Mas esse cenário já tem indícios de mudanças. Também os gestores de recursos, que prestam serviços para as seguradoras administrando PGBL ou VGBL, começam a ser pressionados a apresentar rentabilidades melhores, diz Teixeira. Segundo ele, no HSBC, recentemente notou-se que a parcela de participantes da previdência que freqüenta o site em busca do saldo dos planos foi a mesma dos aplicadores de fundos de investimento. Esta seria uma pista de que esses investidores passaram a ser tão preocupados com rentabilidade quanto os cotistas dos fundos comuns.
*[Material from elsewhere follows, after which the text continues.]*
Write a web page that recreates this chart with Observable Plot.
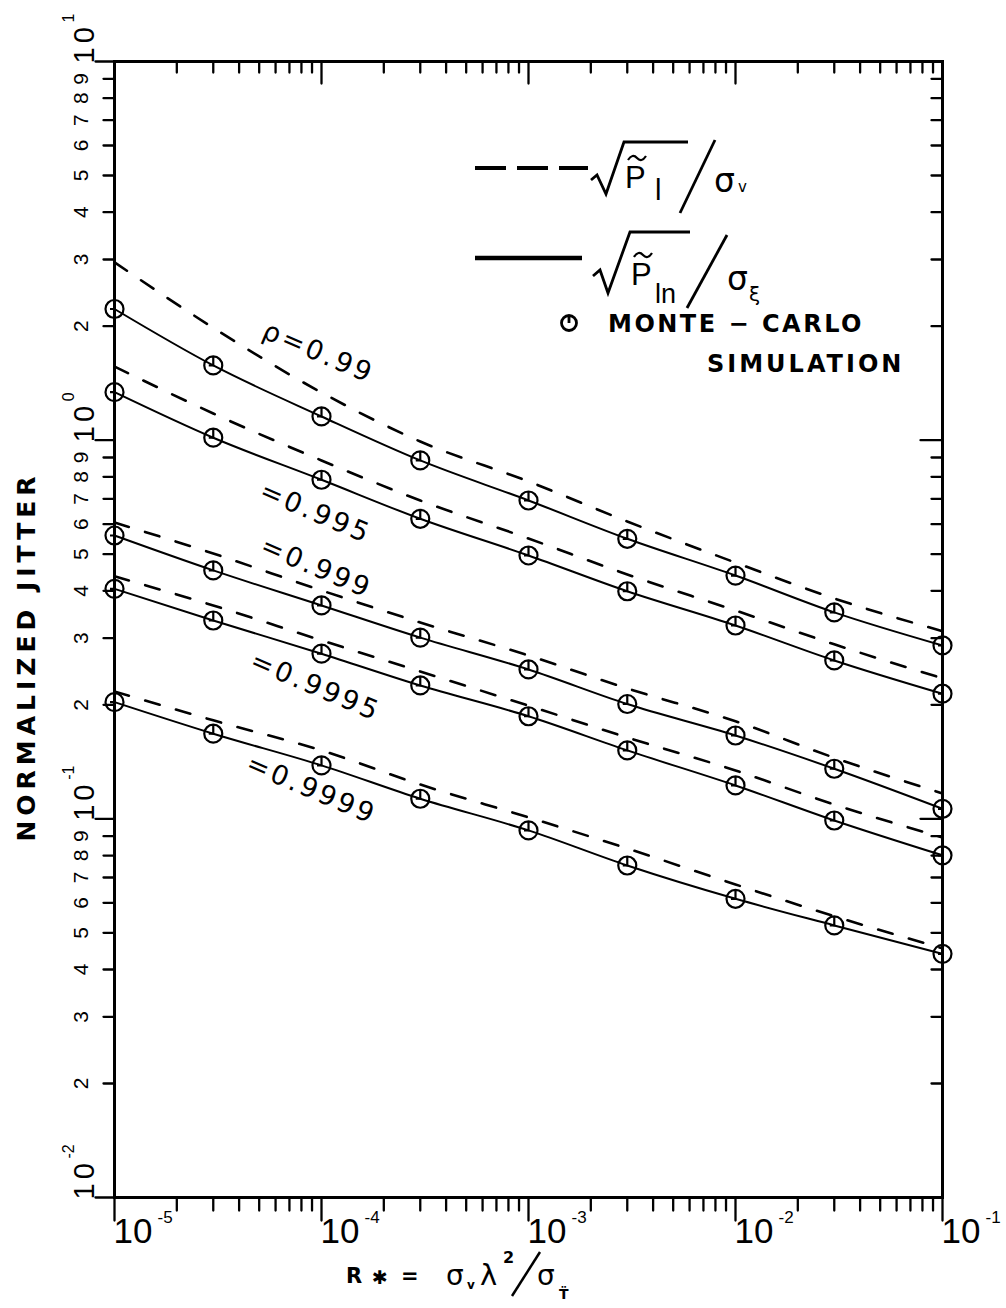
<!DOCTYPE html>
<html><head><meta charset="utf-8">
<script src="https://cdn.jsdelivr.net/npm/d3@7"></script>
<script src="https://cdn.jsdelivr.net/npm/@observablehq/plot@0.6"></script>
<style>body{margin:0;background:#fff;} #chart svg{display:block;}</style>
</head><body><div id="chart"></div>
<script>
// ---- data ----
const rStar = [1e-5, 3e-5, 1e-4, 3e-4, 1e-3, 3e-3, 1e-2, 3e-2, 1e-1];
const rhoValues = ["0.99", "0.995", "0.999", "0.9995", "0.9999"];
// solid: sqrt(P1n)/sigma_xi  (Monte-Carlo circles lie on these)
const solid099   = [2.22, 1.575, 1.155, 0.884, 0.693, 0.549, 0.439, 0.351, 0.287];
const solid0995  = [1.339, 1.015, 0.786, 0.620, 0.496, 0.399, 0.324, 0.262, 0.214];
const solid0999  = [0.560, 0.453, 0.366, 0.301, 0.248, 0.201, 0.166, 0.1356, 0.1063];
const solid09995 = [0.405, 0.334, 0.273, 0.225, 0.1866, 0.1516, 0.1225, 0.0990, 0.0801];
const solid09999 = [0.2033, 0.1678, 0.1384, 0.1130, 0.0932, 0.0753, 0.0615, 0.0523, 0.0440];
// dashed: sqrt(P1)/sigma_v
const dashed099   = [2.95, 1.98, 1.336, 0.992, 0.778, 0.610, 0.475, 0.382, 0.313];
const dashed0995  = [1.565, 1.176, 0.884, 0.693, 0.550, 0.442, 0.355, 0.289, 0.235];
const dashed0999  = [0.606, 0.502, 0.401, 0.330, 0.270, 0.221, 0.181, 0.145, 0.1167];
const dashed09995 = [0.437, 0.366, 0.296, 0.245, 0.199, 0.164, 0.1342, 0.1091, 0.0893];
const dashed09999 = [0.217, 0.182, 0.1516, 0.1232, 0.1009, 0.0835, 0.0671, 0.0553, 0.0455];
// curve annotations (data coordinates)
const labelText = ["ρ=0.99", "=0.995", "=0.999", "=0.9995", "=0.9999"];
const labelX = [9.67e-5, 9.36e-5, 9.46e-5, 9.36e-5, 8.95e-5];
const labelY = [1.704, 0.644, 0.461, 0.2237, 0.1196];
// axes
const decadesX = [1e-5, 1e-4, 1e-3, 1e-2, 1e-1];
const expX = ["-5", "-4", "-3", "-2", "-1"];
const decadesY = [1e-2, 1e-1, 1, 10];
const expY = ["-2", "-1", "0", "1"];
const minorDigits = [2, 3, 4, 5, 6, 7, 8, 9];

// ---- build tables ----
const solids = [solid099, solid0995, solid0999, solid09995, solid09999];
const dashes = [dashed099, dashed0995, dashed0999, dashed09995, dashed09999];
const solidRows = rhoValues.flatMap((r, i) => rStar.map((x, j) => ({x, y: solids[i][j], rho: r})));
const dashedRows = rhoValues.flatMap((r, i) => rStar.map((x, j) => ({x, y: dashes[i][j], rho: r})));
const labels = labelText.map((t, i) => ({t, x: labelX[i], y: labelY[i]}));
const minorX = decadesX.slice(0, -1).flatMap(d => minorDigits.map(k => k * d));
const minorYRows = decadesY.slice(0, -1).flatMap(d => minorDigits.map(k => ({v: k * d, k})));
const minorY = minorYRows.map(d => d.v);

const W = 1006, H = 1308;
const tickDown = {draw(c, l) { c.moveTo(0, 0); c.lineTo(0, l); }};
const tickLeft = {draw(c, l) { c.moveTo(0, 0); c.lineTo(-l, 0); }};
const mcSymbol = {draw(c, size) {
  const r = Math.sqrt(size / Math.PI);
  c.moveTo(r, 0); c.arc(0, 0, r, 0, 2 * Math.PI);
  c.moveTo(0, -r); c.lineTo(0, 0); c.lineTo(-r * 0.5, 0);
}};
const tk = {stroke: "black", strokeWidth: 2.3, anchor: "start"};
const LS = "Liberation Sans";

const plot = Plot.plot({
  width: W, height: H,
  marginLeft: 114, marginRight: 64, marginTop: 61, marginBottom: 111,
  x: {type: "log", domain: [1e-5, 1e-1], axis: null},
  y: {type: "log", domain: [1e-2, 1e1], axis: null},
  style: {fontFamily: "'DejaVu Sans', sans-serif", background: "white", color: "black"},
  marks: [
    Plot.line(dashedRows, {x: "x", y: "y", z: "rho", stroke: "black", strokeWidth: 2.6, strokeDasharray: "15,17", curve: "monotone-x"}),
    Plot.line(solidRows, {x: "x", y: "y", z: "rho", stroke: "black", strokeWidth: 2, curve: "monotone-x"}),
    Plot.dot(solidRows, {x: "x", y: "y", symbol: mcSymbol, r: 9, stroke: "black", strokeWidth: 2.2, fill: "none"}),
    Plot.frame({stroke: "black", strokeWidth: 3}),
    // bottom ticks (outward)
    Plot.vector(minorX, {x: d => d, y: () => 1e-2, length: 13, shape: tickDown, ...tk}),
    Plot.vector(decadesX, {x: d => d, y: () => 1e-2, length: 23, shape: tickDown, ...tk}),
    // top ticks (inward)
    Plot.vector(minorX, {x: d => d, y: () => 10, length: 11, shape: tickDown, ...tk}),
    Plot.vector(decadesX, {x: d => d, y: () => 10, length: 22, shape: tickDown, ...tk}),
    // left ticks (outward)
    Plot.vector(minorY, {y: d => d, x: () => 1e-5, length: 11, shape: tickLeft, ...tk}),
    Plot.vector(decadesY, {y: d => d, x: () => 1e-5, length: 19, shape: tickLeft, ...tk}),
    // right ticks (inward)
    Plot.vector(minorY, {y: d => d, x: () => 1e-1, length: 11, shape: tickLeft, ...tk}),
    Plot.vector(decadesY, {y: d => d, x: () => 1e-1, length: 22, shape: tickLeft, ...tk}),
    // x tick labels
    Plot.text(decadesX, {x: d => d, y: () => 1e-2, text: () => "10", dy: 45, dx: -1, textAnchor: "start", lineAnchor: "bottom", fontSize: 35, fontFamily: LS}),
    Plot.text(decadesX, {x: d => d, y: () => 1e-2, text: (d, i) => expX[i], dy: 25, dx: 43, textAnchor: "start", lineAnchor: "bottom", fontSize: 17, fontFamily: LS}),
    // y tick labels
    Plot.text(decadesY, {y: d => d, x: () => 1e-5, text: () => "10", rotate: -90, dx: -21, dy: 2, textAnchor: "start", lineAnchor: "bottom", fontSize: 29, fontFamily: LS}),
    Plot.text(decadesY, {y: d => d, x: () => 1e-5, text: (d, i) => expY[i], rotate: -90, dx: -41, dy: -39, textAnchor: "start", lineAnchor: "bottom", fontSize: 16, fontFamily: LS}),
    Plot.text(minorYRows, {y: "v", x: () => 1e-5, text: d => String(d.k), rotate: -90, dx: -27, textAnchor: "middle", lineAnchor: "bottom", fontSize: 21, fontFamily: LS}),
    // axis title
    Plot.text(["NORMALIZED JITTER"], {frameAnchor: "left", text: d => d, rotate: -90, dx: -88, dy: 27, fontWeight: "bold", fontSize: 25, lineAnchor: "middle", textAnchor: "middle"}),
    // curve labels
    Plot.text(labels, {x: "x", y: "y", text: "t", rotate: 23, fontSize: 27, textAnchor: "middle", lineAnchor: "middle"})
  ]
});

const svg = d3.select(plot);
svg.selectAll("text").filter(function() { return /^(ρ|=)/.test(this.textContent); }).attr("letter-spacing", 3);
svg.selectAll("text").filter(function() { return this.textContent === "NORMALIZED JITTER"; }).attr("letter-spacing", 5);
svg.selectAll("text").filter(function() { return this.textContent === "10" && /rotate/.test(this.getAttribute("transform") || ""); }).attr("letter-spacing", 4);

// ---- legend ----
const ff = "'DejaVu Sans', sans-serif";
const lg = svg.append("g").attr("class", "legend").attr("text-anchor", "start").attr("fill", "black");
const tilde = (cx, cy) => `M${cx - 9},${cy + 2} Q${cx - 4.5},${cy - 5} ${cx},${cy} Q${cx + 4.5},${cy + 5} ${cx + 9},${cy - 2}`;
const stroke = (sel, w) => sel.attr("fill", "none").attr("stroke", "black").attr("stroke-width", w);
// row 1: dashed
stroke(lg.append("line").attr("x1", 475).attr("y1", 168).attr("x2", 588).attr("y2", 168), 4).attr("stroke-dasharray", "31,11");
stroke(lg.append("path").attr("d", "M591,180 L597,175 L606,194 L624,142 L688,142"), 2.8);
lg.append("text").attr("x", 625).attr("y", 188).attr("font-family", LS).attr("font-size", 31).text("P");
stroke(lg.append("path").attr("d", tilde(637, 158)), 2.2);
lg.append("text").attr("x", 655).attr("y", 200).attr("font-family", LS).attr("font-size", 29).text("l");
stroke(lg.append("line").attr("x1", 680).attr("y1", 213).attr("x2", 715).attr("y2", 140), 2.8);
lg.append("text").attr("x", 714).attr("y", 192).attr("font-family", ff).attr("font-size", 33).text("σ");
lg.append("text").attr("x", 738).attr("y", 192).attr("font-family", ff).attr("font-size", 15).text("v");
// row 2: solid
stroke(lg.append("line").attr("x1", 475).attr("y1", 258).attr("x2", 582).attr("y2", 258), 4.5);
stroke(lg.append("path").attr("d", "M593,276 L600,270 L608,293 L630,232 L690,232"), 2.8);
lg.append("text").attr("x", 631).attr("y", 285).attr("font-family", LS).attr("font-size", 31).text("P");
stroke(lg.append("path").attr("d", tilde(643, 255)), 2.2);
lg.append("text").attr("x", 655).attr("y", 303).attr("font-family", LS).attr("font-size", 27).text("ln");
stroke(lg.append("line").attr("x1", 687).attr("y1", 308).attr("x2", 727).attr("y2", 235), 2.8);
lg.append("text").attr("x", 727).attr("y", 290).attr("font-family", ff).attr("font-size", 33).text("σ");
lg.append("text").attr("x", 749).attr("y", 301).attr("font-family", ff).attr("font-size", 20).text("ξ");
// row 3: Monte-Carlo symbol
stroke(lg.append("circle").attr("cx", 569).attr("cy", 323).attr("r", 7.5), 2.8);
stroke(lg.append("path").attr("d", "M569,315.5 L569,323"), 2.8);
lg.append("text").attr("x", 608).attr("y", 332).attr("font-family", ff).attr("font-weight", "bold").attr("font-size", 24).attr("letter-spacing", 2.5).text("MONTE − CARLO");
lg.append("text").attr("x", 707).attr("y", 372).attr("font-family", ff).attr("font-weight", "bold").attr("font-size", 24).attr("letter-spacing", 3).text("SIMULATION");

// ---- x axis title: R* = σv λ² / σT̈ ----
const xt = svg.append("g").attr("class", "x-title").attr("font-family", ff).attr("fill", "black").attr("text-anchor", "start");
xt.append("text").attr("x", 346).attr("y", 1283).attr("font-weight", "bold").attr("font-size", 21).text("R");
xt.append("text").attr("x", 372).attr("y", 1284).attr("font-size", 19).text("✱");
xt.append("text").attr("x", 401).attr("y", 1283).attr("font-weight", "bold").attr("font-size", 21).text("=");
xt.append("text").attr("x", 446).attr("y", 1285).attr("font-size", 28).text("σ");
xt.append("text").attr("x", 467).attr("y", 1289).attr("font-size", 12).attr("font-weight", "bold").text("v");
xt.append("text").attr("x", 480).attr("y", 1285).attr("font-size", 29).text("λ");
xt.append("text").attr("x", 503).attr("y", 1263).attr("font-size", 16).attr("font-weight", "bold").text("2");
stroke(xt.append("line").attr("x1", 512).attr("y1", 1296).attr("x2", 540).attr("y2", 1252), 2.5);
xt.append("text").attr("x", 537).attr("y", 1285).attr("font-size", 28).text("σ");
xt.append("text").attr("x", 559).attr("y", 1299).attr("font-size", 14).attr("font-weight", "bold").text("T̈");

document.getElementById("chart").append(plot);
</script>
</body></html>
Sinal dessa busca maior por rentabilidade é também o próprio fluxo de investimentos para os fundos mistos. Se há alguns anos a aplicação em planos com ações era irrisória, neste ano, a captação dos fundos de previdência mistos disputa cabeça a cabeça o posto de mais procurados com a renda fixa. Em setembro, após a crise e a forte oscilação do mercado em agosto, a procura pelos planos com ações arrefeceu e eles perderam a liderança. Mas, no ano, o fluxo ainda é elevado. Segundo dados do Fortuna, dos R$ 7,8 bilhões aplicados em PGBLs e VGBLs no ano, um terço teve destino nos planos mistos, ou R$ R$ 2,3 bilhões.